India is all set to take its first step in utlising its vast thorium resource in nuclear reactors for power generation as the Centre has decided to start the construction of its first 300 MW (megawatt) thorium reactor by 2016-17.
The construction of advanced heavy water reactor (AWHR) that will use thorium as fuel would be launched towards the end of the 12th Plan period, V Narayansamy, minister of state in the Prime Minister's Office, informed the Rajya Sabha on Thursday.
A design of AHWR incorporating several elements of indigenous pressurised heavy water reactor has been readied by a team at Bhabha Atomic Research Centre in Mumbai, led by R K Sinha, who took over as the new chairman of the Atomic Energy Commission.
The 300 MW reactor might be located at Tarapur in Maharashtra or Kudankulam in Tamil Nadu, sources in the atomic energy department (DAE) told Deccan Herald.
The reactor will require 52 tonnes of fuel in its core initially. As the subsequent annual fuel requirement is only 4.7 tonnes, India can sustain on its thorium reserve for hundreds of years.
Exploitation of thorium was conceived by Homi Bhabha in 1960s while framing India's three stage nuclear programme. The idea was to start with the limited amount of uranium available in the country and from outside, but eventually moving up to thorium.
The first thorium reactor would be a research project as several key technological issues were needed to be addressed before a thorium reactor was made commercial, said a DAE scientist. The lead time could be several decades.

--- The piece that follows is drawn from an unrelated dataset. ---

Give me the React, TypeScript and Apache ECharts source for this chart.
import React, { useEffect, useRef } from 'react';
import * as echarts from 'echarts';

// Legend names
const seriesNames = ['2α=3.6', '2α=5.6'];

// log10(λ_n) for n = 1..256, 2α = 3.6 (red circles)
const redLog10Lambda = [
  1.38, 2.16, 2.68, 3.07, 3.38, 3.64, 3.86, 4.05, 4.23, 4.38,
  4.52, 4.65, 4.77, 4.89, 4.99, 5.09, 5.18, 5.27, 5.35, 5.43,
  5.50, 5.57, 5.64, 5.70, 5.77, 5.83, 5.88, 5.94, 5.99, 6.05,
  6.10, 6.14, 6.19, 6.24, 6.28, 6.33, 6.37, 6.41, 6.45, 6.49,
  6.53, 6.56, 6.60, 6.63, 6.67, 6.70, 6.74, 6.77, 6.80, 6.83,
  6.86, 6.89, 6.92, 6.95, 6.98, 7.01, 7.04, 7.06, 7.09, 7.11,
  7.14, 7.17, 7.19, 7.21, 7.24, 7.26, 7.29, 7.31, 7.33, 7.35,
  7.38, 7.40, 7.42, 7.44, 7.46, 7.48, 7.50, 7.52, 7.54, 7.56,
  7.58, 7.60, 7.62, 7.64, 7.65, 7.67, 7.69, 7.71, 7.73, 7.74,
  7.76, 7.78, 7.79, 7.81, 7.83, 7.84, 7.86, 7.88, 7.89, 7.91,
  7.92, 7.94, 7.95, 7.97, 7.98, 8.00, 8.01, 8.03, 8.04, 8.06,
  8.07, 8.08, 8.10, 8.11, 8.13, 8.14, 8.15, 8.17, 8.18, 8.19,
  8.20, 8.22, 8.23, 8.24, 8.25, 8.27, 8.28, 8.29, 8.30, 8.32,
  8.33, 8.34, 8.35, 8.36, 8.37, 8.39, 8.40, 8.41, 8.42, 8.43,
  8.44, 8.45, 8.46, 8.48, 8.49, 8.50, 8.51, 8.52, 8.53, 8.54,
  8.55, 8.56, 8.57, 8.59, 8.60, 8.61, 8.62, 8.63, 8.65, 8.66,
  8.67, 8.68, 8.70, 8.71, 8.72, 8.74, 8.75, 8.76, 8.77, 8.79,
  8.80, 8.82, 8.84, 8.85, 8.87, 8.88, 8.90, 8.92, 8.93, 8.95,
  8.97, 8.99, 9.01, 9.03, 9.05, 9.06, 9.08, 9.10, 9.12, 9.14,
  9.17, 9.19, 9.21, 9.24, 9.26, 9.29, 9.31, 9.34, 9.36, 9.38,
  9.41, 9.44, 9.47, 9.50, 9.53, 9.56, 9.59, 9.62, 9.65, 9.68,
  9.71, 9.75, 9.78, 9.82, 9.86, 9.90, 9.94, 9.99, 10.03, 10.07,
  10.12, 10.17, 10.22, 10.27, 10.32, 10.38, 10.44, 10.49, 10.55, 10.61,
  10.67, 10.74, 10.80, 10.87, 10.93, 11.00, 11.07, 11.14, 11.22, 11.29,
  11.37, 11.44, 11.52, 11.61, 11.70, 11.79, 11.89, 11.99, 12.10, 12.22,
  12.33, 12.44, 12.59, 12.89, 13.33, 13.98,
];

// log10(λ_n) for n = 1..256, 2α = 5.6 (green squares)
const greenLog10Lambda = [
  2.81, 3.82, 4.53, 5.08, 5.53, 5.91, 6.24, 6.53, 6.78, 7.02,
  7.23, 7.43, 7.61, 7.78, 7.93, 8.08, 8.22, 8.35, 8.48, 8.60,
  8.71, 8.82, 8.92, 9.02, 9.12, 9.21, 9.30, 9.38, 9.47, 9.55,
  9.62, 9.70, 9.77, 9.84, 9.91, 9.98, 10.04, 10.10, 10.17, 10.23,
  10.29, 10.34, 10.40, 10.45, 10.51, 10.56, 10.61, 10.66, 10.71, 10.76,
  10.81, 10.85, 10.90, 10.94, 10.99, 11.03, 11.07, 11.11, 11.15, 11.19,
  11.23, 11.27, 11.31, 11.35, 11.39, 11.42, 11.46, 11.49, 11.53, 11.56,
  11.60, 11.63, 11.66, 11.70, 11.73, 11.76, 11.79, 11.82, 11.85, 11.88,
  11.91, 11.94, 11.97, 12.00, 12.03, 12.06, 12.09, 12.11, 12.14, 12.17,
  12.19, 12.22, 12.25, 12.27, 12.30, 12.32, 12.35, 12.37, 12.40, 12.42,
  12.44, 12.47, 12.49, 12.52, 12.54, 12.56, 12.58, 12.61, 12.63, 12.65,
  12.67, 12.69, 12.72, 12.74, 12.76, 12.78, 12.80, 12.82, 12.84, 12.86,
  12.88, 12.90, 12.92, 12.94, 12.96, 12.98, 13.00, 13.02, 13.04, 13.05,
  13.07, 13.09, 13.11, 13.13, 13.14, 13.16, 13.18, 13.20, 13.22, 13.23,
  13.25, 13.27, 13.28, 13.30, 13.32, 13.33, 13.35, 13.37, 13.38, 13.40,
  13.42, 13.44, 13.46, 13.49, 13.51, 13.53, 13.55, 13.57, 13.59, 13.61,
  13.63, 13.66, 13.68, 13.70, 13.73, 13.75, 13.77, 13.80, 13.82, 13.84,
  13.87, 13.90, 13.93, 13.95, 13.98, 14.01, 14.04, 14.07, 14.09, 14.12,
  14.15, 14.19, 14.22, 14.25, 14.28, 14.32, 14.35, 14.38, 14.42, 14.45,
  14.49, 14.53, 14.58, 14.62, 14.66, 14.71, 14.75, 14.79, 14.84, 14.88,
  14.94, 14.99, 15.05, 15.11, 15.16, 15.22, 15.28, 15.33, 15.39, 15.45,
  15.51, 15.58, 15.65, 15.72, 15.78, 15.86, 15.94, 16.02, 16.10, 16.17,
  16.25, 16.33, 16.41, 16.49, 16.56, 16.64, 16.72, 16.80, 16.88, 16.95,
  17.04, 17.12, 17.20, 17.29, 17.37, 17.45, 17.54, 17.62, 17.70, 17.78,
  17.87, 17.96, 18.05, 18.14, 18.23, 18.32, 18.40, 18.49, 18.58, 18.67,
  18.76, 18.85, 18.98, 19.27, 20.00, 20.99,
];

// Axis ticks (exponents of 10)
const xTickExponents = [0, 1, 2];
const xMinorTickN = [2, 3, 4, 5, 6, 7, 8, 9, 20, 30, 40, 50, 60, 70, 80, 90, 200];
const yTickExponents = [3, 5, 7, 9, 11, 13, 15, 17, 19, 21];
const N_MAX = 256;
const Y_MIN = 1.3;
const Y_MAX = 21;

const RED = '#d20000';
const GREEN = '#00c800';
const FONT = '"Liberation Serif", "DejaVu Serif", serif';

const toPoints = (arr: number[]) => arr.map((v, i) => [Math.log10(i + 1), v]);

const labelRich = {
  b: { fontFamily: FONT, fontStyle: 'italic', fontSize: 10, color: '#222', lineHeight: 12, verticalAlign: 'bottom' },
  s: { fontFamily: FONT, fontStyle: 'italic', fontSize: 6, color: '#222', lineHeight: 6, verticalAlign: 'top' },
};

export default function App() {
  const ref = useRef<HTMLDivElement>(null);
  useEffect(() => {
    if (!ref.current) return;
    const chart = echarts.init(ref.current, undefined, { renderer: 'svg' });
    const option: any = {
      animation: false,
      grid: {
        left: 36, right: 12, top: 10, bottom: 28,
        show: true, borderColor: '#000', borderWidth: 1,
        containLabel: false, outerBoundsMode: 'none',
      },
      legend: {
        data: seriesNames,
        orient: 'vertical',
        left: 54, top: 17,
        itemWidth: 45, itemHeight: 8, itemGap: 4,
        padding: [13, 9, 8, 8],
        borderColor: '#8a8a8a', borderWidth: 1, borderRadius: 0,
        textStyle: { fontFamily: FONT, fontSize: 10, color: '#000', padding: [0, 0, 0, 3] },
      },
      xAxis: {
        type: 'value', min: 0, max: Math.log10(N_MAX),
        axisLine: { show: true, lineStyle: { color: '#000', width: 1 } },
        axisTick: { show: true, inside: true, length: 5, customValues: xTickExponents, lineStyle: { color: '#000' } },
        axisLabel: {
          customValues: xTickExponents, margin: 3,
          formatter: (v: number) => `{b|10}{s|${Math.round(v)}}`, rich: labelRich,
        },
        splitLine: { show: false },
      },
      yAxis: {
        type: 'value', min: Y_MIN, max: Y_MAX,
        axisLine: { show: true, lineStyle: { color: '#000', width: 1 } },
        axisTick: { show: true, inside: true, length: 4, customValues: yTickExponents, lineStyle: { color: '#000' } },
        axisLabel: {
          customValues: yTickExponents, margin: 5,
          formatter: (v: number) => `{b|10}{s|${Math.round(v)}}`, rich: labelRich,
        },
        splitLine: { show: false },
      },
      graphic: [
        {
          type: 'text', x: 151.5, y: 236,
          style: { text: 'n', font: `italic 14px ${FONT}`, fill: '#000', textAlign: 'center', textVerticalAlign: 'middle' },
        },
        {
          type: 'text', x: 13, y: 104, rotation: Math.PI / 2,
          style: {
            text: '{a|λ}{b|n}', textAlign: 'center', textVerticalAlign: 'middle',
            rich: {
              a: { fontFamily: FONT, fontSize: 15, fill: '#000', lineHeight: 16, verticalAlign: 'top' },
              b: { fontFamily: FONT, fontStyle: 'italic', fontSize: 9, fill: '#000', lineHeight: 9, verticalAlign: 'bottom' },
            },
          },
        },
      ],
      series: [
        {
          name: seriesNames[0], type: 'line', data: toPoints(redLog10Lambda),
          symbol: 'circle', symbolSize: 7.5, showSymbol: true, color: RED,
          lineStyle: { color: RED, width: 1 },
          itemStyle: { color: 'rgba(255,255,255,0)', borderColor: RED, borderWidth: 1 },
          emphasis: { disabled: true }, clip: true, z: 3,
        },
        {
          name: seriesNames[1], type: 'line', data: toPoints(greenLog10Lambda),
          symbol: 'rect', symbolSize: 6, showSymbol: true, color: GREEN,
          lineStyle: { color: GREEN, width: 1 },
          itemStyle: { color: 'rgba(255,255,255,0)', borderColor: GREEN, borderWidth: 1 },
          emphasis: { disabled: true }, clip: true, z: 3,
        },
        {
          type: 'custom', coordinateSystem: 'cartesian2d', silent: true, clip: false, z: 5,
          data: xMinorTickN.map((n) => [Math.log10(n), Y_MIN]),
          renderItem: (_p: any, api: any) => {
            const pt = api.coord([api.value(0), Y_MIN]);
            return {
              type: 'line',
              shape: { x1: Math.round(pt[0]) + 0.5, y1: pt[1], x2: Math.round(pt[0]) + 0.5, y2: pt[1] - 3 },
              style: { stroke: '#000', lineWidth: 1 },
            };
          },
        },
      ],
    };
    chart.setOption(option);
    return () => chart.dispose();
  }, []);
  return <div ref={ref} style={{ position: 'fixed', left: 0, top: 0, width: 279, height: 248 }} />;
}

As a fuel, thorium has certain advantages. It is a better quality fertile fuel, gives better performance in the reactor and offers less problem with storage and disposal.
On the flip side, there are serious problems related to corrosion of stainless steel vessels and pipes, radiation build up, higher cost in fuel cycle activity due to automated reprocessing and re-fabrication and separation of spent fuel solution to avoid long-term radiological impact. All of them posed major technological challenges, he explained.
The biggest plus point, however, is thorium's abundance in monazite-rich beach sands in Kerala and other states. India has an estimated 10.7 million tonnes of monazite sands (containing 8.4 lakh tonnes of thorium metal) occurring in beach and river sands in association with other heavy minerals.
Out of nearly 100 deposits of heavy minerals, at present only 17 deposits containing about four million tonnes of monazite have been identified as exploitable.